Seul revenant de l’enregistrement dirigé par Alan Curtis (Archiv, 2006), la basse Vito Priante est un Motezuma vocalement et scéniquement très convaincant, en souverain humilié, aux abois. Dans l’air désormais bien connu « Dov’è la figlia ? », il livre quelques aigus glorieux. Son épouse Mitrena, rôle destiné à la légendaire Anna Girò, peine à susciter l’enthousiasme. Ce n’est pas que Mary-Ellen Nesi chante mal, loin de là, mais le personnage n’a rien de cette Lady Macbeth vivaldienne qu’évoquent les défenseurs du livret. Dans le DVD d’Ercole sul Termodonte, dirigé par le même Alan Curtis, une mise en scène scabreuse faisait de la mezzo grecque un sex-symbol en cuissardes dorées dans le rôle d’Antiope, mais Mitrena paraît ici bien trop sage, dans son chant comme dans son allure. Leur fille Teutile est campée par une fragile mais touchante Laura Cherici (elle avait déjà Mary-Ellen Nesi pour mère dans Ercole). Gemma Bertagnolli en Asprano, l’un des deux rôles initialement écrits pour un castrat soprano, s’autorise quelques incursions acides dans le suraigu en guise d’ornementation lors des reprises. Son costume « mexicain » (longue robe et coiffe emplumée) ne l’aide malheureusement pas à être crédible dans un rôle masculin, et ses gestes, qui se voudraient farouches et guerriers, ne sont que ridicules. Totalement crédible en revanche, dans les habits de Fernando (Hernàn Cortès), l’autre rôle de castrat, la magnifique Franziska Gottwald qu’on avait déjà pu admirer dans L’Olimpiade de Galuppi, où elle campait un formidable Licida. Elle allie ici une autorité vocale impérieuse à un timbre et à un physique androgynes. Theodora Baka, l’autre mezzo grecque de la distribution, compose un solide Ramiro.
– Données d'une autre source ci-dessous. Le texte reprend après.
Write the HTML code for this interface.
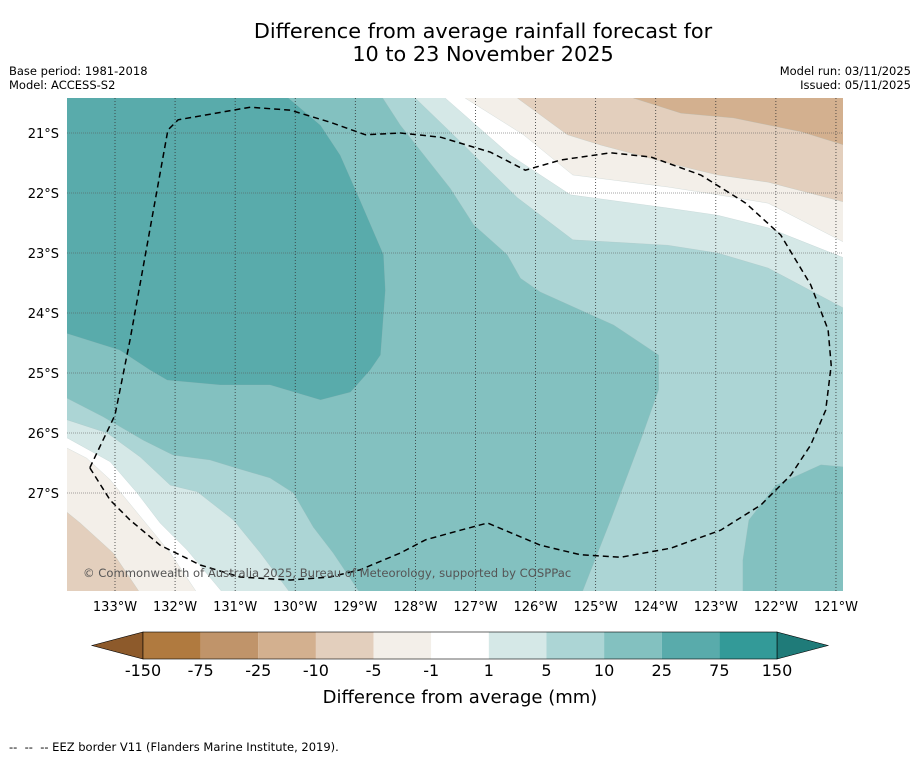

Direction métronomique, imperturbable d’un Alan Curtis incapable d’assouplir sa battue. Tout cela manque cruellement de folie, d’abandon. Un bonus de vingt minutes laisse la parole aux différents protagonistes (y compris le claveciniste et le théorbiste, les assistants à la mise en scène et à la chorégraphie): on y entend notamment le chef s’y exprimer en italien avec un accent américain à couper au couteau.
Au total, rien d’indigne, mais rien de bien exaltant non plus. Par-delà la qualité de la direction et de la distribution se pose une autre question : pourquoi s’acharner à vouloir monter un Vivaldi qu’on ne connaît que de façon fragmentaire, alors qu’il existe tant d’autres partitions intégrales ? A cause du livret, sans doute : ces conquistadors, cet empire anéanti, tout ça devrait marcher. Sauf que non, pas vraiment. Surtout, côté musique, Vivaldi a fait mieux, beaucoup mieux. Alors attendons : quand le chef et le metteur en scène ad hoc seront réunis, Vivaldi devrait bien un jour avoir son Atys.